De la maladie

Mais de tout ce drame quotidien du corps, il ne subsiste aucune trace. Les gens écrivent inlassablement au sujet des agissements de l’esprit; des idées qui le traversent; de ses nobles ambitions, de la manière dont l’esprit a conquis l’univers. Ils le mettent en scène ignorant le corps, dans la tourelle du philosophe; ou malmenant celui-ci, comme un vieux ballon de football en cuir, à travers des arpents de neige ou de désert, à la poursuite de quelque conquête ou découverte. Ces grandes guerres que le corps déclare, avec l’esprit son vassal, dans la solitude de la chambre à coucher, contre une attaque de fièvre ou un accès de mélancolie, sont ignorées.[…]
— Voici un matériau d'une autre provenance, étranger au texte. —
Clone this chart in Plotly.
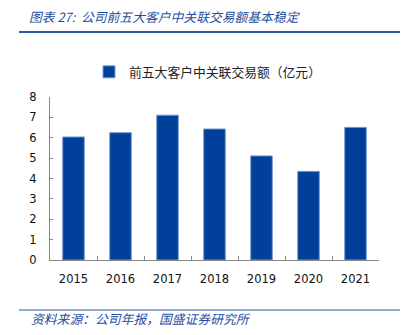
import plotly.graph_objects as go

years = ["2015", "2016", "2017", "2018", "2019", "2020", "2021"]
values = [6.04, 6.25, 7.11, 6.43, 5.11, 4.35, 6.51]
series_name = "前五大客户中关联交易额（亿元）"
title_text = "图表 27:  公司前五大客户中关联交易额基本稳定"
source_text = "资料来源：公司年报，国盛证券研究所"
y_ticks = [0, 1, 2, 3, 4, 5, 6, 7, 8]

W, H = 401, 335
ML, MR, MT, MB = 50, 22, 97, 75
pw = W - ML - MR
ph = H - MT - MB

def px(x):
    return (x - ML) / pw

def py(y):
    return (H - MB - y) / ph

BLUE = "#00409A"
TXT_BLUE = "#1F4E9E"
CJK = "Noto Sans CJK SC"

fig = go.Figure()
fig.add_trace(go.Bar(
    x=years, y=values, name=series_name,
    marker=dict(color=BLUE, line=dict(color="#7C9AD0", width=1)),
    showlegend=True,
))

fig.update_layout(
    width=W, height=H,
    margin=dict(l=ML, r=MR, t=MT, b=MB),
    paper_bgcolor="white", plot_bgcolor="white",
    bargap=0.54,
    showlegend=True,
    legend=dict(orientation="h", x=px(89), xanchor="left", y=py(72), yanchor="middle",
                font=dict(family=CJK, size=12.8, color="#222"),
                bgcolor="rgba(0,0,0,0)", itemclick=False),
    xaxis=dict(
        type="category", showline=True, linecolor="#888", linewidth=1,
        ticks="inside", tickson="boundaries", ticklen=4, tickcolor="#888",
        tickfont=dict(family="DejaVu Sans", size=11.5, color="#111"),
        ticklabelstandoff=8, showgrid=False,
    ),
    yaxis=dict(
        range=[0, 8], tickvals=y_ticks, showline=True, linecolor="#888", linewidth=1,
        ticks="inside", ticklen=3, tickcolor="#888",
        tickfont=dict(family="DejaVu Sans", size=11.5, color="#111"),
        ticklabelstandoff=10, showgrid=False, zeroline=False,
    ),
    shapes=[
        dict(type="line", xref="paper", yref="paper", x0=px(19), x1=px(400), y0=py(32), y1=py(32),
             line=dict(color="#2D5AA6", width=2)),
        dict(type="line", xref="paper", yref="paper", x0=px(19), x1=px(400), y0=py(310), y1=py(310),
             line=dict(color="#2D5AA6", width=1.2)),
    ],
    annotations=[
        dict(text="<i>" + title_text + "</i>", xref="paper", yref="paper", x=px(27), y=py(17),
             xanchor="left", yanchor="middle", showarrow=False,
             font=dict(family=CJK, size=12.8, color=TXT_BLUE)),
        dict(text="<i>" + source_text + "</i>", xref="paper", yref="paper", x=px(29), y=py(318),
             xanchor="left", yanchor="middle", showarrow=False,
             font=dict(family=CJK, size=12.8, color=TXT_BLUE)),
    ],
)

fig.write_html("out.html")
Enfin, il y a également la pauvreté de la langue qui nuit à la description de la maladie dans la littérature. L’anglais, qui sait rendre les réflexions de Hamlet et la tragédie de Lear, ne renferme pas les mots qui sauraient décrire le frisson et le mal de tête. Il s’est développé dans une seule direction. La moindre écolière, le jour où l’amour la fait chavirer, peut compter sur Shakespeare ou sur Keats pour l’aider à s’exprimer, mais dès qu’un malade tente de décrire au médecin la douleur qu’il a à la tête, la langue s’évanouit d’un coup. Aucune formule toute faite ne se présente à lui. Il n’a d’autre choix que celui de s’inventer des mots lui-même et, prenant sa douleur dans une main, et une motte de son pur dans l’autre (à l’instar, qui sait, des peuples de Babel au commencement), de les presser ensemble jusqu’à ce qu’un nouveau mot, flambant neuf, n’émerge.